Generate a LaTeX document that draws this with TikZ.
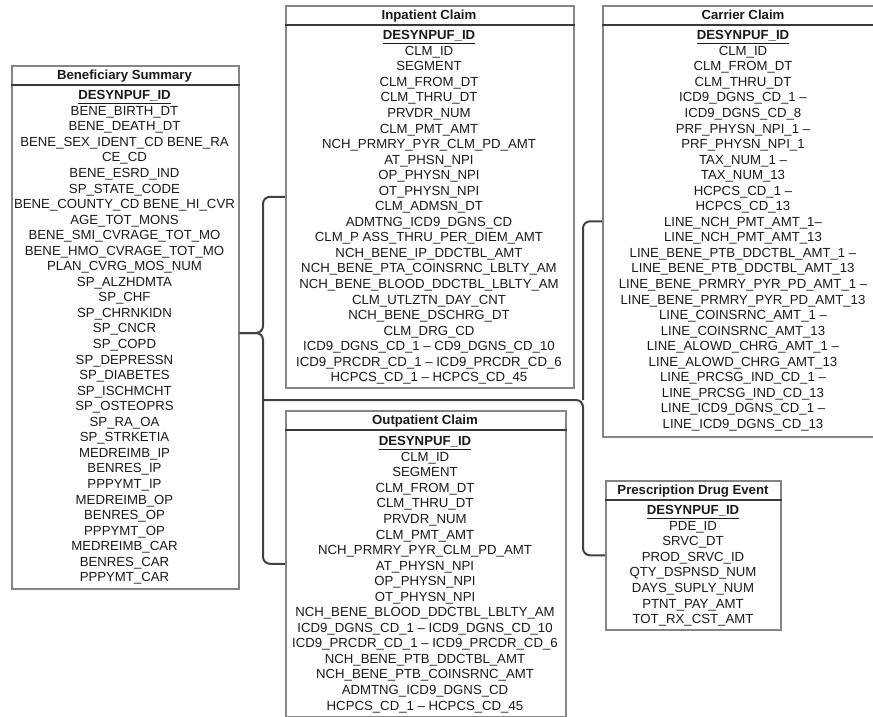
\documentclass[tikz,border=0pt]{standalone}
\usepackage{fontspec}
\setmainfont{Liberation Sans}
\definecolor{connc}{HTML}{4A3C44}
\definecolor{boxc}{HTML}{858585}
\definecolor{hdrc}{HTML}{3A3A3A}
\definecolor{txtc}{HTML}{1A1A1A}
\tikzset{
  conn/.style={draw=connc, line width=2pt, rounded corners=7pt},
  tbox/.style={draw=boxc, line width=1.6pt, fill=white, inner sep=0pt, anchor=north west},
  hdrline/.style={draw=hdrc, line width=1.6pt},
  ttl/.style={font=\fontsize{13.2}{15}\selectfont\bfseries, text=txtc, anchor=base, inner sep=0pt},
  rowtext/.style={font=\fontsize{13.2}{15}\selectfont, text=txtc, anchor=base, inner sep=0pt},
  keytext/.style={font=\fontsize{13.2}{15}\selectfont\bfseries, text=txtc, anchor=base, inner sep=0pt},
}
% #1 prefix, #2 x centre, #3 title centre y, #4 first row centre y, #5 title, #6 rows
\newcommand\tablerows[6]{%
  \node[ttl] (#1-title) at ({#2},{#3+4.7}) {#5};
  \node[keytext] (#1-key) at ({#2},{#4+4.7}) {\underline{DESYNPUF\_ID}};
  \foreach \t [count=\i from 1] in {#6} {
    \node[rowtext] (#1-r\i) at ({#2},{#4+4.7+15.55*\i}) {\t};
  }%
}
\begin{document}
\begin{tikzpicture}[x=1pt,y=-1pt]
\useasboundingbox (0,0) rectangle (873,717);
\clip (0,0) rectangle (873,717);

% boxes
\node[tbox, minimum width=227pt, minimum height=523pt] (ben) at (11,65) {};
\node[tbox, minimum width=288pt, minimum height=382pt] (inp) at (285,5) {};
\node[tbox, minimum width=280pt, minimum height=306pt] (outp) at (285,410) {};
\node[tbox, minimum width=282pt, minimum height=431pt] (car) at (602,5) {};
\node[tbox, minimum width=175pt, minimum height=149pt] (pde) at (605,480) {};

% header separators
\draw[hdrline] (ben.west |- 0,85) -- (ben.east |- 0,85);
\draw[hdrline] (inp.west |- 0,25) -- (inp.east |- 0,25);
\draw[hdrline] (outp.west |- 0,430) -- (outp.east |- 0,430);
\draw[hdrline] (car.west |- 0,25) -- (car.east |- 0,25);
\draw[hdrline] (pde.west |- 0,500) -- (pde.east |- 0,500);

% texts
\tablerows{ben}{124.5}{75}{95}{Beneficiary Summary}{BENE\_BIRTH\_DT, BENE\_DEATH\_DT, BENE\_SEX\_IDENT\_CD BENE\_RA, CE\_CD, BENE\_ESRD\_IND, SP\_STATE\_CODE, BENE\_COUNTY\_CD BENE\_HI\_CVR, AGE\_TOT\_MONS, BENE\_SMI\_CVRAGE\_TOT\_MO, BENE\_HMO\_CVRAGE\_TOT\_MO, PLAN\_CVRG\_MOS\_NUM, SP\_ALZHDMTA, SP\_CHF, SP\_CHRNKIDN, SP\_CNCR, SP\_COPD, SP\_DEPRESSN, SP\_DIABETES, SP\_ISCHMCHT, SP\_OSTEOPRS, SP\_RA\_OA, SP\_STRKETIA, MEDREIMB\_IP, BENRES\_IP, PPPYMT\_IP, MEDREIMB\_OP, BENRES\_OP, PPPYMT\_OP, MEDREIMB\_CAR, BENRES\_CAR, PPPYMT\_CAR}

\tablerows{inp}{429}{15}{35}{Inpatient Claim}{CLM\_ID, SEGMENT, CLM\_FROM\_DT, CLM\_THRU\_DT, PRVDR\_NUM, CLM\_PMT\_AMT, NCH\_PRMRY\_PYR\_CLM\_PD\_AMT, AT\_PHSN\_NPI, OP\_PHYSN\_NPI, OT\_PHYSN\_NPI, CLM\_ADMSN\_DT, ADMTNG\_ICD9\_DGNS\_CD, CLM\_P ASS\_THRU\_PER\_DIEM\_AMT, NCH\_BENE\_IP\_DDCTBL\_AMT, NCH\_BENE\_PTA\_COINSRNC\_LBLTY\_AM, NCH\_BENE\_BLOOD\_DDCTBL\_LBLTY\_AM, CLM\_UTLZTN\_DAY\_CNT, NCH\_BENE\_DSCHRG\_DT, CLM\_DRG\_CD, ICD9\_DGNS\_CD\_1 – CD9\_DGNS\_CD\_10, ICD9\_PRCDR\_CD\_1 – ICD9\_PRCDR\_CD\_6, HCPCS\_CD\_1 – HCPCS\_CD\_45}

\tablerows{outp}{425}{420}{441}{Outpatient Claim}{CLM\_ID, SEGMENT, CLM\_FROM\_DT, CLM\_THRU\_DT, PRVDR\_NUM, CLM\_PMT\_AMT, NCH\_PRMRY\_PYR\_CLM\_PD\_AMT, AT\_PHYSN\_NPI, OP\_PHYSN\_NPI, OT\_PHYSN\_NPI, NCH\_BENE\_BLOOD\_DDCTBL\_LBLTY\_AM, ICD9\_DGNS\_CD\_1 – ICD9\_DGNS\_CD\_10, ICD9\_PRCDR\_CD\_1 – ICD9\_PRCDR\_CD\_6, NCH\_BENE\_PTB\_DDCTBL\_AMT, NCH\_BENE\_PTB\_COINSRNC\_AMT, ADMTNG\_ICD9\_DGNS\_CD, HCPCS\_CD\_1 – HCPCS\_CD\_45}

\tablerows{car}{743}{15}{35}{Carrier Claim}{CLM\_ID, CLM\_FROM\_DT, CLM\_THRU\_DT, ICD9\_DGNS\_CD\_1 –, ICD9\_DGNS\_CD\_8, PRF\_PHYSN\_NPI\_1 –, PRF\_PHYSN\_NPI\_1, TAX\_NUM\_1 –, TAX\_NUM\_13, HCPCS\_CD\_1 –, HCPCS\_CD\_13, LINE\_NCH\_PMT\_AMT\_1–, LINE\_NCH\_PMT\_AMT\_13, LINE\_BENE\_PTB\_DDCTBL\_AMT\_1 –, LINE\_BENE\_PTB\_DDCTBL\_AMT\_13, LINE\_BENE\_PRMRY\_PYR\_PD\_AMT\_1 –, LINE\_BENE\_PRMRY\_PYR\_PD\_AMT\_13, LINE\_COINSRNC\_AMT\_1 –, LINE\_COINSRNC\_AMT\_13, LINE\_ALOWD\_CHRG\_AMT\_1 –, LINE\_ALOWD\_CHRG\_AMT\_13, LINE\_PRCSG\_IND\_CD\_1 –, LINE\_PRCSG\_IND\_CD\_13, LINE\_ICD9\_DGNS\_CD\_1 –, LINE\_ICD9\_DGNS\_CD\_13}

\tablerows{pde}{693}{490}{510}{Prescription Drug Event}{PDE\_ID, SRVC\_DT, PROD\_SRVC\_ID, QTY\_DSPNSD\_NUM, DAYS\_SUPLY\_NUM, PTNT\_PAY\_AMT, TOT\_RX\_CST\_AMT}

% connectors
\coordinate (bj) at (263,333);
\coordinate (bus) at (263,400);
\coordinate (cj) at (583,400);
\draw[conn] (inp.west) -| (bj) -- (ben.east |- bj);
\draw[conn] (outp.west) -| (bj) -- (ben.east |- bj);
\draw[conn] (bus) -| ([xshift=-22pt]pde.west) -- (pde.west);
\draw[conn] (car.west) -| (cj);
\end{tikzpicture}
\end{document}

WHAT NEEDS TO BE DONE:
Omit the pictures, and quote the material above exactly as given.

ANSWER IN FULL:
Generate a LaTeX document that draws this with TikZ.
\documentclass[tikz,border=0pt]{standalone}
\usepackage{fontspec}
\setmainfont{Liberation Sans}
\definecolor{connc}{HTML}{4A3C44}
\definecolor{boxc}{HTML}{858585}
\definecolor{hdrc}{HTML}{3A3A3A}
\definecolor{txtc}{HTML}{1A1A1A}
\tikzset{
  conn/.style={draw=connc, line width=2pt, rounded corners=7pt},
  tbox/.style={draw=boxc, line width=1.6pt, fill=white, inner sep=0pt, anchor=north west},
  hdrline/.style={draw=hdrc, line width=1.6pt},
  ttl/.style={font=\fontsize{13.2}{15}\selectfont\bfseries, text=txtc, anchor=base, inner sep=0pt},
  rowtext/.style={font=\fontsize{13.2}{15}\selectfont, text=txtc, anchor=base, inner sep=0pt},
  keytext/.style={font=\fontsize{13.2}{15}\selectfont\bfseries, text=txtc, anchor=base, inner sep=0pt},
}
% #1 prefix, #2 x centre, #3 title centre y, #4 first row centre y, #5 title, #6 rows
\newcommand\tablerows[6]{%
  \node[ttl] (#1-title) at ({#2},{#3+4.7}) {#5};
  \node[keytext] (#1-key) at ({#2},{#4+4.7}) {\underline{DESYNPUF\_ID}};
  \foreach \t [count=\i from 1] in {#6} {
    \node[rowtext] (#1-r\i) at ({#2},{#4+4.7+15.55*\i}) {\t};
  }%
}
\begin{document}
\begin{tikzpicture}[x=1pt,y=-1pt]
\useasboundingbox (0,0) rectangle (873,717);
\clip (0,0) rectangle (873,717);

% boxes
\node[tbox, minimum width=227pt, minimum height=523pt] (ben) at (11,65) {};
\node[tbox, minimum width=288pt, minimum height=382pt] (inp) at (285,5) {};
\node[tbox, minimum width=280pt, minimum height=306pt] (outp) at (285,410) {};
\node[tbox, minimum width=282pt, minimum height=431pt] (car) at (602,5) {};
\node[tbox, minimum width=175pt, minimum height=149pt] (pde) at (605,480) {};

% header separators
\draw[hdrline] (ben.west |- 0,85) -- (ben.east |- 0,85);
\draw[hdrline] (inp.west |- 0,25) -- (inp.east |- 0,25);
\draw[hdrline] (outp.west |- 0,430) -- (outp.east |- 0,430);
\draw[hdrline] (car.west |- 0,25) -- (car.east |- 0,25);
\draw[hdrline] (pde.west |- 0,500) -- (pde.east |- 0,500);

% texts
\tablerows{ben}{124.5}{75}{95}{Beneficiary Summary}{BENE\_BIRTH\_DT, BENE\_DEATH\_DT, BENE\_SEX\_IDENT\_CD BENE\_RA, CE\_CD, BENE\_ESRD\_IND, SP\_STATE\_CODE, BENE\_COUNTY\_CD BENE\_HI\_CVR, AGE\_TOT\_MONS, BENE\_SMI\_CVRAGE\_TOT\_MO, BENE\_HMO\_CVRAGE\_TOT\_MO, PLAN\_CVRG\_MOS\_NUM, SP\_ALZHDMTA, SP\_CHF, SP\_CHRNKIDN, SP\_CNCR, SP\_COPD, SP\_DEPRESSN, SP\_DIABETES, SP\_ISCHMCHT, SP\_OSTEOPRS, SP\_RA\_OA, SP\_STRKETIA, MEDREIMB\_IP, BENRES\_IP, PPPYMT\_IP, MEDREIMB\_OP, BENRES\_OP, PPPYMT\_OP, MEDREIMB\_CAR, BENRES\_CAR, PPPYMT\_CAR}

\tablerows{inp}{429}{15}{35}{Inpatient Claim}{CLM\_ID, SEGMENT, CLM\_FROM\_DT, CLM\_THRU\_DT, PRVDR\_NUM, CLM\_PMT\_AMT, NCH\_PRMRY\_PYR\_CLM\_PD\_AMT, AT\_PHSN\_NPI, OP\_PHYSN\_NPI, OT\_PHYSN\_NPI, CLM\_ADMSN\_DT, ADMTNG\_ICD9\_DGNS\_CD, CLM\_P ASS\_THRU\_PER\_DIEM\_AMT, NCH\_BENE\_IP\_DDCTBL\_AMT, NCH\_BENE\_PTA\_COINSRNC\_LBLTY\_AM, NCH\_BENE\_BLOOD\_DDCTBL\_LBLTY\_AM, CLM\_UTLZTN\_DAY\_CNT, NCH\_BENE\_DSCHRG\_DT, CLM\_DRG\_CD, ICD9\_DGNS\_CD\_1 – CD9\_DGNS\_CD\_10, ICD9\_PRCDR\_CD\_1 – ICD9\_PRCDR\_CD\_6, HCPCS\_CD\_1 – HCPCS\_CD\_45}

\tablerows{outp}{425}{420}{441}{Outpatient Claim}{CLM\_ID, SEGMENT, CLM\_FROM\_DT, CLM\_THRU\_DT, PRVDR\_NUM, CLM\_PMT\_AMT, NCH\_PRMRY\_PYR\_CLM\_PD\_AMT, AT\_PHYSN\_NPI, OP\_PHYSN\_NPI, OT\_PHYSN\_NPI, NCH\_BENE\_BLOOD\_DDCTBL\_LBLTY\_AM, ICD9\_DGNS\_CD\_1 – ICD9\_DGNS\_CD\_10, ICD9\_PRCDR\_CD\_1 – ICD9\_PRCDR\_CD\_6, NCH\_BENE\_PTB\_DDCTBL\_AMT, NCH\_BENE\_PTB\_COINSRNC\_AMT, ADMTNG\_ICD9\_DGNS\_CD, HCPCS\_CD\_1 – HCPCS\_CD\_45}

\tablerows{car}{743}{15}{35}{Carrier Claim}{CLM\_ID, CLM\_FROM\_DT, CLM\_THRU\_DT, ICD9\_DGNS\_CD\_1 –, ICD9\_DGNS\_CD\_8, PRF\_PHYSN\_NPI\_1 –, PRF\_PHYSN\_NPI\_1, TAX\_NUM\_1 –, TAX\_NUM\_13, HCPCS\_CD\_1 –, HCPCS\_CD\_13, LINE\_NCH\_PMT\_AMT\_1–, LINE\_NCH\_PMT\_AMT\_13, LINE\_BENE\_PTB\_DDCTBL\_AMT\_1 –, LINE\_BENE\_PTB\_DDCTBL\_AMT\_13, LINE\_BENE\_PRMRY\_PYR\_PD\_AMT\_1 –, LINE\_BENE\_PRMRY\_PYR\_PD\_AMT\_13, LINE\_COINSRNC\_AMT\_1 –, LINE\_COINSRNC\_AMT\_13, LINE\_ALOWD\_CHRG\_AMT\_1 –, LINE\_ALOWD\_CHRG\_AMT\_13, LINE\_PRCSG\_IND\_CD\_1 –, LINE\_PRCSG\_IND\_CD\_13, LINE\_ICD9\_DGNS\_CD\_1 –, LINE\_ICD9\_DGNS\_CD\_13}

\tablerows{pde}{693}{490}{510}{Prescription Drug Event}{PDE\_ID, SRVC\_DT, PROD\_SRVC\_ID, QTY\_DSPNSD\_NUM, DAYS\_SUPLY\_NUM, PTNT\_PAY\_AMT, TOT\_RX\_CST\_AMT}

% connectors
\coordinate (bj) at (263,333);
\coordinate (bus) at (263,400);
\coordinate (cj) at (583,400);
\draw[conn] (inp.west) -| (bj) -- (ben.east |- bj);
\draw[conn] (outp.west) -| (bj) -- (ben.east |- bj);
\draw[conn] (bus) -| ([xshift=-22pt]pde.west) -- (pde.west);
\draw[conn] (car.west) -| (cj);
\end{tikzpicture}
\end{document}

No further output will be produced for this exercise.